Less than 1 minute Minutes

Sands Gallery launched its second exhibition today, and is planning to promote Macao artists with another show this summer.

The company has commissioned an art association “to help curate a few younger Macao artists in the summer. They are in the process of doing that. Hopefully with this presentation, people from everywhere will get to know the current state of Macao artists’ work,” Sands China President Wilfred Wong said on the sidelines of Sands Gallery’s exhibition’s opening today. 

When it comes to the art forms, Wong said: “I think there is no limit to artistic forms. The space is here and it’s up to the curators to see how to best make use of the space. It could be paintings, Chinese calligraphy, moving images, sculptures. As long as the artists and the curators think that this art space is suitable, we’re willing to try.”

He added:“In the first year as an art gallery, we should try and experiment as much as possible in order to establish our intellectual property (IP) so that the rest of the world gets to know us and that the artists recognise that we are a premium art exhibition space.”

Wong also said once the gallery’s IP is established the company would be open to the possibility of bringing Macao artists’ work to the world. 

“This will have to come at a later stage when we have established an IP that is well-recognised and that people recognise our [art] presentations as worthy of recognition overseas,” Wong pointed out. 

Sands Gallery’s second exhibition, “101 Bowls – An Art Exhibition Featuring Water Poon’s Art & Romy Cheung’s Fashion”, was created as a “labour of love” by Chinese artists Poon and his wife Cheung, showcasing over 40 artistic bowls painted by Poon (some themed on the 24 Chinese solar terms), alongside one-of-a-kind folk-art costumes designed by Cheung, some of which feature the traditional Nantong blue calico from Jiangsu province. 

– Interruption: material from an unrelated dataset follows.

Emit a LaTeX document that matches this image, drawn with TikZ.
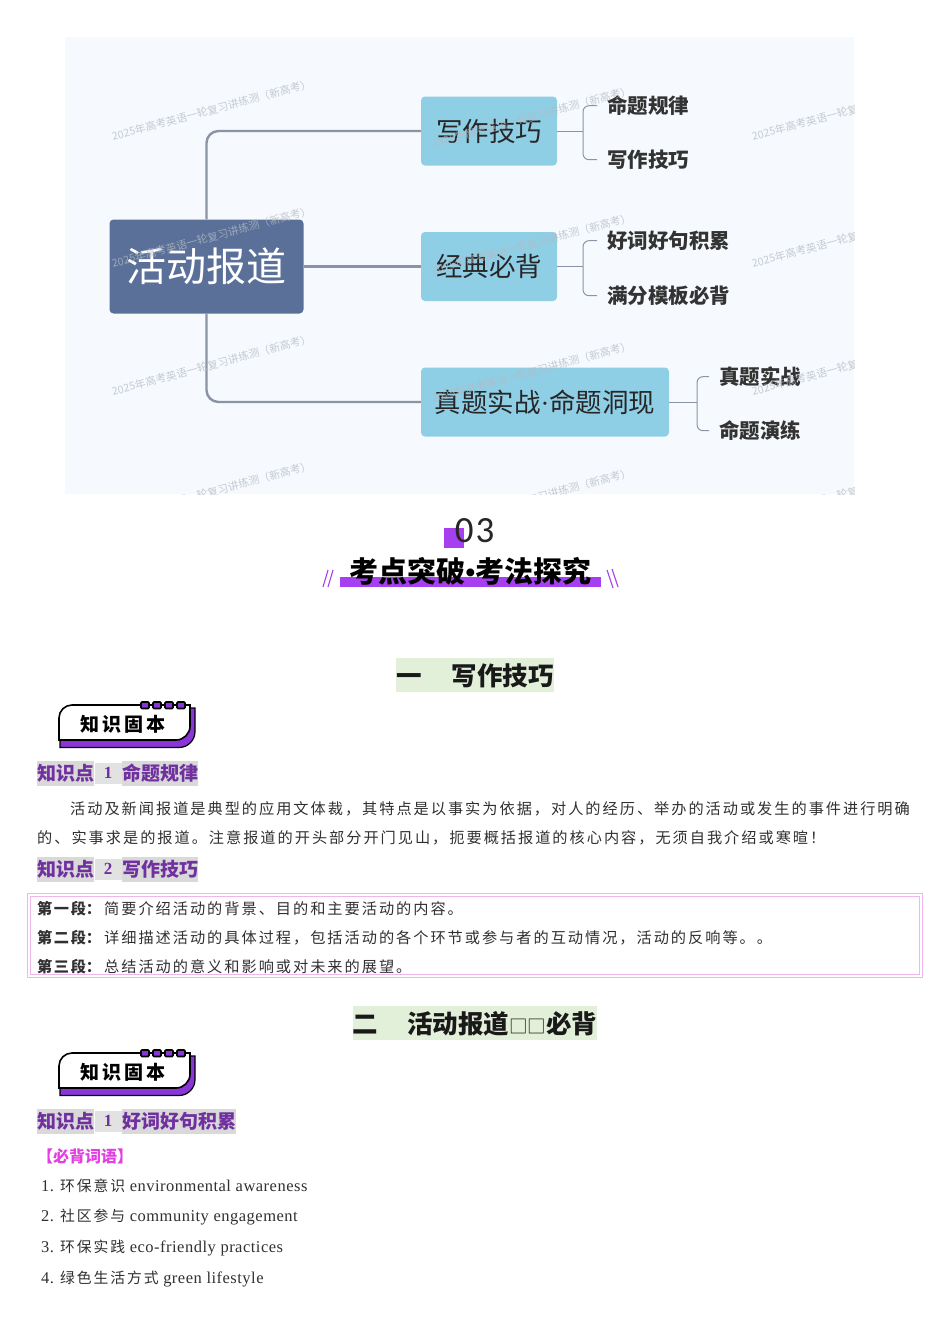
\documentclass[tikz,border=0pt]{standalone}
\usepackage{fontspec}
\setmainfont{Liberation Serif}
\newfontfamily\cjk{Noto Sans CJK SC}
\newfontfamily\cjkbody[LetterSpace=13]{Noto Sans CJK SC}
\newfontfamily\latbody[LetterSpace=3]{Liberation Serif}
\newfontfamily\numfont{Carlito}
\newcommand{\fs}[1]{\fontsize{#1}{#1}\selectfont}
\definecolor{panelbg}{HTML}{F6FAFE}
\definecolor{rootblue}{HTML}{5A7099}
\definecolor{branchblue}{HTML}{8FCFE6}
\definecolor{linegray}{HTML}{8A94A6}
\definecolor{markgray}{HTML}{B4BAC2}
\definecolor{barpurple}{HTML}{A63FF0}
\definecolor{badgepurple}{HTML}{8A35D6}
\definecolor{titlegreen}{HTML}{E2EFD9}
\definecolor{kpgray}{HTML}{D9D9D9}
\definecolor{kppurple}{HTML}{7030A0}
\definecolor{framepink}{HTML}{F0B4EE}
\definecolor{wordpink}{HTML}{E23FE0}
\definecolor{bodygray}{HTML}{303030}
\tikzset{
  rootnode/.style={fill=rootblue, rounded corners=4pt, minimum width=194pt, minimum height=94pt, inner sep=0pt, text=white, font=\cjk\fs{40}},
  branchnode/.style={fill=branchblue, rounded corners=4pt, minimum height=69pt, inner sep=0pt, text=black!85, font=\cjk\fs{26.5}},
  leafnode/.style={anchor=west, inner sep=0pt, inner xsep=10pt, text=black!80, font=\cjk\bfseries\fs{20.5}},
  mapline/.style={draw=linegray, line width=2.4pt, rounded corners=12pt},
  leafline/.style={draw=linegray, line width=1pt},
  markstyle/.style={rotate=15, text=markgray, opacity=0.75, inner sep=0pt, font=\cjk\fs{10.7}},
  sectitle/.style={fill=titlegreen, inner sep=0pt, minimum height=34pt, text=black!90, font=\cjk\bfseries\fs{25.5}},
  kpfill/.style={fill=kpgray, anchor=west, inner sep=0pt, text height=17pt, text depth=4pt, minimum height=25pt, text=kppurple, font=\cjk\bfseries\fs{19}},
  kpnum/.style={fill=kpgray!75, inner sep=0pt, text height=15pt, text depth=6pt, minimum width=27pt, text=kppurple, font=\bfseries\fs{17}},
  bodytext/.style={anchor=west, inner sep=0pt, text=bodygray, font=\cjkbody\fs{15.2}},
  lattext/.style={anchor=west, inner sep=0pt, text=bodygray, font=\latbody\fs{16.5}},
}
\newcommand{\kpoint}[4]{%
  \node[kpfill] (#1a) at (37,#2) {知识点};
  \node[kpnum,right=0pt of #1a] (#1b) {#3\hspace{10pt}};
  \node[kpfill,right=0pt of #1b] (#1c) {#4};
}
\usetikzlibrary{positioning}
\begin{document}
\begin{tikzpicture}[x=1pt,y=-1pt]
\useasboundingbox (0,0) rectangle (950,1344);
\fill[panelbg] (65,37) rectangle (854,494);

\node[rootnode] (root) at (206.5,266.5) {活动报道};
\node[branchnode, minimum width=136pt] (skill) at (489,131) {写作技巧};
\node[branchnode, minimum width=136pt] (classic) at (489,266.5) {经典必背};
\node[branchnode, minimum width=248pt] (exam) at (545,402) {真题实战{\rmfamily ·}命题洞现};

\node[leafnode] (rule) at (597,105.7) {命题规律};
\node[leafnode] (write) at (597,159.7) {写作技巧};
\node[leafnode] (word) at (597,240.7) {好词好句积累};
\node[leafnode] (model) at (597,295.7) {满分模板必背};
\node[leafnode] (real) at (709,376.7) {真题实战};
\node[leafnode] (drill) at (709,430.7) {命题演练};

\draw[mapline] (root.north) |- (skill.west);
\draw[mapline] (root.east) -- (classic.west);
\draw[mapline] (root.south) |- (exam.west);

\coordinate (skilljoin) at (583,131);
\coordinate (classicjoin) at (583,266.5);
\coordinate (examjoin) at (697,402);
\draw[leafline] (skill.east) -- (skilljoin);
\draw[leafline] (classic.east) -- (classicjoin);
\draw[leafline] (exam.east) -- (examjoin);
\draw[leafline, rounded corners=6pt] (rule.west) -| (skilljoin) |- (write.west);
\draw[leafline, rounded corners=6pt] (word.west) -| (classicjoin) |- (model.west);
\draw[leafline, rounded corners=6pt] (real.west) -| (examjoin) |- (drill.west);

\begin{scope}
\clip (65,37) rectangle (854,494);
\foreach \ry [count=\i] in {110,237,365,492} {
  \node[markstyle] (markA\i) at (211.5,\ry) {2025年高考英语一轮复习讲练测（新高考）};
  \node[markstyle] (markB\i) at (531.5,\ry+7) {2025年高考英语一轮复习讲练测（新高考）};
  \node[markstyle] (markC\i) at (851.5,\ry) {2025年高考英语一轮复习讲练测（新高考）};
}
\end{scope}

\fill[barpurple] (444,528) rectangle (464,548);
\fill[barpurple] (340,577) rectangle (601,587);
\node[inner sep=0pt, text=black!85, font=\numfont\fs{37}] (num) at (474.5,531) {0\hspace{2pt}3};
\node[inner sep=0pt, text=black, font=\cjk\bfseries\fs{29}] (head) at (470.5,571) {考点突破{\rmfamily\bfseries •}考法探究};
\draw[barpurple, line width=1.1pt] (323,587) -- (328,570);
\draw[barpurple, line width=1.1pt] (328,587) -- (333,570);
\draw[barpurple, line width=1.1pt] (613,588) -- (607,570);
\draw[barpurple, line width=1.1pt] (618,587) -- (612,569);

\node[sectitle] (title1) at (475,675) {\raisebox{-10.5pt}[0pt][0pt]{一\hspace{30pt}写作技巧}};

\foreach \dy in {0,348} {
\begin{scope}[shift={(0,\dy)}]
\draw[black, line width=1.2pt, fill=badgepurple] (60,730) -- (60,747.5) [rounded corners=16pt] -- (195,747.5) [sharp corners] -- (195,708) -- (180,708) -- (180,730) -- cycle;
\draw[black, line width=1.6pt, fill=white] (59,740) [rounded corners=13pt] -- (59,705) [sharp corners] -- (190,705) [rounded corners=14pt] -- (190,740) [sharp corners] -- cycle;
\foreach \rx in {141,153,165,177} {
  \draw[black, line width=1.6pt, fill=badgepurple, rounded corners=1pt] (\rx,702) rectangle ++(8,6.5);
}
\node[inner sep=0pt, text=black, font=\cjk\bfseries\fs{19}] (badge\dy) at (123,724) {知\hspace{3pt}识\hspace{3pt}固\hspace{3pt}本};
\end{scope}
}

\kpoint{kpa}{773.5}{1}{命题规律}
\node[bodytext] (para1) at (70,808.7) {活动及新闻报道是典型的应用文体裁，其特点是以事实为依据，对人的经历、举办的活动或发生的事件进行明确};
\node[bodytext] (para2) at (37,837.7) {的、实事求是的报道。注意报道的开头部分开门见山，扼要概括报道的核心内容，无须自我介绍或寒暄！};
\kpoint{kpb}{869.5}{2}{写作技巧}

\node[draw=framepink, double=white, double distance=1.6pt, line width=1.3pt, minimum width=892pt, minimum height=81pt, inner sep=0pt] (frame) at (475,935.5) {};
\node[bodytext] (step1) at (37,908.7) {{\cjk\bfseries\fs{15.2}第\hspace{1.6pt}一\hspace{1.6pt}段：}\hspace{3pt}简要介绍活动的背景、目的和主要活动的内容。};
\node[bodytext] (step2) at (37,937.7) {{\cjk\bfseries\fs{15.2}第\hspace{1.6pt}二\hspace{1.6pt}段：}\hspace{3pt}详细描述活动的具体过程，包括活动的各个环节或参与者的互动情况，活动的反响等。。};
\node[bodytext] (step3) at (37,966.2) {{\cjk\bfseries\fs{15.2}第\hspace{1.6pt}三\hspace{1.6pt}段：}\hspace{3pt}总结活动的意义和影响或对未来的展望。};

\node[sectitle] (title2) at (475,1023) {\raisebox{-10.5pt}[0pt][0pt]{二\hspace{29pt}活动报道{\mdseries\fs{18.5}□□}必背}};

\kpoint{kpc}{1121.5}{1}{好词好句积累}
\node[anchor=west, inner sep=0pt, text=wordpink, font=\cjk\bfseries\fs{16}] (words) at (37,1156.5) {【必背词语】};
\node[lattext] (item1) at (41,1185.7) {1. {\cjkbody\fs{14.8}环保意识} environmental awareness};
\node[lattext] (item2) at (41,1216.7) {2. {\cjkbody\fs{14.8}社区参与} community engagement};
\node[lattext] (item3) at (41,1247.7) {3. {\cjkbody\fs{14.8}环保实践} eco-friendly practices};
\node[lattext] (item4) at (41,1278.7) {4. {\cjkbody\fs{14.8}绿色生活方式} green lifestyle};
\end{tikzpicture}
\end{document}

Themed “Full of Content, Full of Love”, the exhibition incorporates modern design into traditional materials to demonstrate the power of guochao (“national trend”) or the rising China cultural tide, according to the artists. 

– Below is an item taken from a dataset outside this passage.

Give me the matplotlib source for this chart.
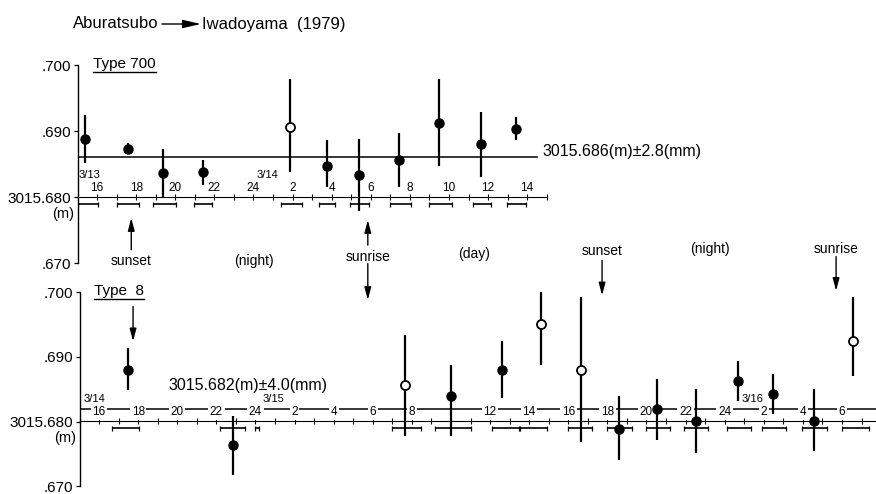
import matplotlib
matplotlib.use('Agg')
import matplotlib.pyplot as plt
import numpy as np
from matplotlib.ticker import FixedLocator, FixedFormatter
from matplotlib.lines import Line2D

plt.rcParams['font.family'] = ['Liberation Sans', 'DejaVu Sans']

# ---------------- data -----------------
# Type 700 (upper panel): time in hours from 3/13 0h, values in mm above 3015.680 m
t700_time = [15.38, 17.58, 19.37, 21.42, 25.87, 27.76, 29.40, 31.45, 33.50, 35.64, 37.43]
t700_val  = [8.8, 7.3, 3.6, 3.8, 10.6, 4.7, 3.3, 5.6, 11.2, 8.0, 10.3]
t700_hi   = [12.4, 8.2, 7.3, 5.6, 17.9, 8.6, 8.8, 9.7, 17.9, 12.9, 12.1]
t700_lo   = [5.2, 6.7, 0.0, 1.8, 3.8, 1.5, -2.1, 1.5, 4.7, 3.0, 8.6]
t700_open = [False, False, False, False, True, False, False, False, False, False, False]
t700_start = [15.0, 17.02, 18.86, 20.96, 25.40, 27.35, 28.94, 30.98, 32.98, 35.23, 36.97]
t700_end   = [16.05, 18.15, 20.04, 21.88, 26.48, 28.17, 29.92, 32.05, 34.16, 36.15, 37.95]
t700_mean = 6.0          # 3015.686 m
t700_mean_end = 38.5

# Type 8 (lower panel): time in hours from 3/14 0h
t8_time = [17.48, 22.85, 31.65, 34.00, 36.61, 38.61, 40.65, 42.60, 44.54, 46.54, 48.69, 50.47, 52.57, 54.56]
t8_val  = [8.0, -3.7, 5.7, 3.9, 7.9, 15.0, 8.0, -1.1, 2.0, 0.15, 6.2, 4.2, 0.15, 12.5]
t8_hi   = [11.4, 0.8, 13.4, 8.8, 12.5, 21.6, 19.3, 3.9, 6.6, 5.1, 9.4, 7.3, 5.1, 19.2]
t8_lo   = [4.8, -8.3, -2.2, -2.3, 3.6, 8.7, -3.1, -5.9, -2.9, -4.9, 3.2, 1.2, -4.5, 7.0]
t8_open = [False, False, True, False, False, True, True, False, False, False, False, False, False, True]
t8_start = [16.66, 22.19, 23.98, 30.98, 33.20, 36.10, 37.53, 39.99, 41.97, 44.00, 45.90, 48.12, 49.91, 51.96, 54.00]
t8_end   = [18.04, 23.49, 24.18, 32.46, 35.04, 37.48, 38.91, 41.21, 43.24, 45.20, 47.13, 49.35, 51.14, 53.24, 55.38]
t8_mean = 2.0            # 3015.682 m

top_hour_ticks = [16, 18, 20, 22, 24, 26, 28, 30, 32, 34, 36, 38]
top_hour_labels = ['16', '18', '20', '22', '24', '2', '4', '6', '8', '10', '12', '14']
bot_hour_ticks = [16, 18, 20, 22, 24, 26, 28, 30, 32, 34, 36, 38, 40, 42, 44, 46, 48, 50, 52, 54]
bot_hour_labels = ['16', '18', '20', '22', '24', '2', '4', '6', '8', '', '12', '14', '16', '18',
                   '20', '22', '24', '2', '4', '6']
ytick_vals = [-10, 0, 10, 20]
ytick_labels = ['.670', '3015.680', '.690', '.700']

top_dates = [(15.6, '3/13'), (24.7, '3/14')]
bot_dates = [(15.75, '3/14'), (24.9, '3/15'), (49.4, '3/16')]

# ---------------- figure -----------------
W, H = 876, 494
fig = plt.figure(figsize=(W / 100, H / 100), dpi=100)
pxh = 19.55  # pixels per hour

def fx(px):
    return px / W

def fy(px):
    return 1 - px / H

ax1 = fig.add_axes([fx(77.5), fy(263), 1 - fx(77.5), 198 / H])
ax1.set_xlim(15, 15 + (W - 77.5) / pxh)
ax1.set_ylim(-10, 20)
ax2 = fig.add_axes([fx(79.5), fy(486.2), 1 - fx(79.5), 194.1 / H])
ax2.set_xlim(15, 15 + (W - 79.5) / pxh)
ax2.set_ylim(-10, 20)


def setup(ax, xend, ticks, labels, boxed):
    ax.patch.set_visible(False)
    ax.spines['right'].set_visible(False)
    ax.spines['bottom'].set_visible(False)
    ax.spines['top'].set_position(('data', 0))
    ax.spines['top'].set_bounds(15, xend)
    ax.spines['top'].set_linewidth(0.8)
    ax.spines['left'].set_bounds(-10, 20)
    ax.spines['left'].set_linewidth(1.0)
    ax.xaxis.set_ticks_position('top')
    ax.xaxis.set_major_locator(FixedLocator(ticks))
    ax.xaxis.set_major_formatter(FixedFormatter(labels))
    ax.xaxis.set_minor_locator(FixedLocator(np.arange(15, xend + 0.01, 1)))
    ax.tick_params(axis='x', which='both', direction='inout', length=4, width=0.8,
                   pad=0.3, labelsize=8.5)
    ax.set_yticks(ytick_vals)
    ax.set_yticklabels(ytick_labels)
    ax.tick_params(axis='y', direction='out', length=3, width=0.9, pad=1.5, labelsize=11)
    ax.text(-0.004, -2.5, '(m)', transform=ax.get_yaxis_transform(), ha='right',
            va='center', fontsize=10.5)
    if boxed:
        for lbl in ax.xaxis.get_majorticklabels():
            lbl.set_bbox(dict(facecolor='white', edgecolor='none', pad=1.2))


def draw_points(ax, t, v, hi, lo, op, st, en):
    t = np.asarray(t); v = np.asarray(v)
    hi = np.asarray(hi); lo = np.asarray(lo); op = np.asarray(op)
    ax.errorbar(t, v, yerr=[v - lo, hi - v], fmt='none', ecolor='black',
                elinewidth=1.6, capsize=0, zorder=3)
    ax.plot(t[~op], v[~op], 'o', color='black', ms=6.5, zorder=4)
    ax.plot(t[op], v[op], 'o', mfc='white', mec='black', mew=1.3, ms=6.5, zorder=4)
    st = np.asarray(st); en = np.asarray(en)
    ax.errorbar((st + en) / 2, np.full(len(st), -1.0), xerr=(en - st) / 2, fmt='none',
                ecolor='black', elinewidth=1.2, capsize=1.8, capthick=0.9, zorder=3)


setup(ax1, 39, top_hour_ticks, top_hour_labels, False)
setup(ax2, ax2.get_xlim()[1], bot_hour_ticks, bot_hour_labels, True)

draw_points(ax1, t700_time, t700_val, t700_hi, t700_lo, t700_open, t700_start, t700_end)
draw_points(ax2, t8_time, t8_val, t8_hi, t8_lo, t8_open, t8_start, t8_end)

ax1.plot([15, t700_mean_end], [t700_mean, t700_mean], color='black', lw=1.1, zorder=2)
ax2.axhline(t8_mean, color='black', lw=1.1, zorder=1)

ax1.text(38.76, 6.9, '3015.686(m)\u00b12.8(mm)', ha='left', va='center', fontsize=11.5)
ax2.text(19.53, 5.6, '3015.682(m)\u00b14.0(mm)', ha='left', va='center', fontsize=11.5)

type1 = ax1.text(15.8, 20.2, 'Type 700', ha='left', va='center', fontsize=11)
type2 = ax2.text(15.75, 20.2, 'Type  8', ha='left', va='center', fontsize=11)

for x, s in top_dates:
    ax1.text(x, 3.3, s, ha='center', va='center', fontsize=8)
for x, s in bot_dates:
    ax2.text(x, 3.5, s, ha='center', va='center', fontsize=8,
             bbox=dict(facecolor='white', edgecolor='none', pad=0.5))

arr = dict(arrowstyle='-|>,head_length=0.75,head_width=0.2', lw=1.0, color='black',
           shrinkA=0, shrinkB=0, mutation_scale=10)

# upper panel annotations
sunset1, sunrise1 = 17.75, 29.85
ax1.text(sunset1, -9.7, 'sunset', ha='center', va='center', fontsize=10)
ax1.annotate('', xy=(sunset1, -3.2), xytext=(sunset1, -8.0), arrowprops=arr,
             annotation_clip=False)
ax1.text(24.0, -9.7, '(night)', ha='center', va='center', fontsize=10)
ax1.text(sunrise1, -9.1, 'sunrise', ha='center', va='center', fontsize=10)
ax1.annotate('', xy=(sunrise1, -3.5), xytext=(sunrise1, -7.3), arrowprops=arr,
             annotation_clip=False)
ax1.annotate('', xy=(sunrise1, -15.6), xytext=(sunrise1, -10.1), arrowprops=arr,
             annotation_clip=False)
ax1.text(35.3, -8.6, '(day)', ha='center', va='center', fontsize=10)

# lower panel annotations
sunset0, sunset2, sunrise2 = 17.74, 41.73, 53.7
ax2.annotate('', xy=(sunset0, 12.4), xytext=(sunset0, 17.8), arrowprops=arr,
             annotation_clip=False)
ax2.text(sunset2, 26.3, 'sunset', ha='center', va='center', fontsize=10)
ax2.annotate('', xy=(sunset2, 19.5), xytext=(sunset2, 24.9), arrowprops=arr,
             annotation_clip=False)
ax2.text(47.25, 26.7, '(night)', ha='center', va='center', fontsize=10)
ax2.text(sunrise2, 26.7, 'sunrise', ha='center', va='center', fontsize=10)
ax2.annotate('', xy=(sunrise2, 20.2), xytext=(sunrise2, 25.5), arrowprops=arr,
             annotation_clip=False)

# title
fig.text(fx(73), fy(24), 'Aburatsubo', ha='left', va='center', fontsize=12)
fig.add_artist(matplotlib.patches.FancyArrowPatch(
    (fx(162), fy(24)), (fx(201), fy(24)), transform=fig.transFigure,
    arrowstyle='-|>,head_length=1.1,head_width=0.25', mutation_scale=10, lw=1.0,
    color='black', shrinkA=0, shrinkB=0))
fig.text(fx(202), fy(24), 'Iwadoyama  (1979)', ha='left', va='center', fontsize=12)

# underline the panel names
fig.canvas.draw()
renderer = fig.canvas.get_renderer()
for t in (type1, type2):
    bb = t.get_window_extent(renderer)
    y = bb.y0 - 1.5
    fig.add_artist(Line2D([bb.x0, bb.x1], [y, y], transform=None, color='black', lw=1.0))

fig.savefig('out.png', dpi=100)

As a charity tour, this moving exhibition has visited Guangzhou, Shanghai and Dongguan. It is selling Poon’s ceramic bowls with donations made to some NGOs for youth education. 

Macao is the charity exhibition’s fourth stop, where a donation of MOP 100,000 was presented to Macao’s Rainbow Art Project during today’s opening ceremony. The local donation was raised through the sale of 10 of Poon’s bowls. 

Both Poon’s bowls and Cheung’s costumes were inspired by the mantle and alms of a Buddhist monk, with the bowls crafted by ceramic company JOYYE before being painted by Poon, who is also an accomplished photographer, designer and film director. 

Sands Gallery is located on the 6th floor of the Grand Suites at the Four Seasons Macao. Admission is free from 11 am to 7 pm daily. The current exhibition will run until 29 May.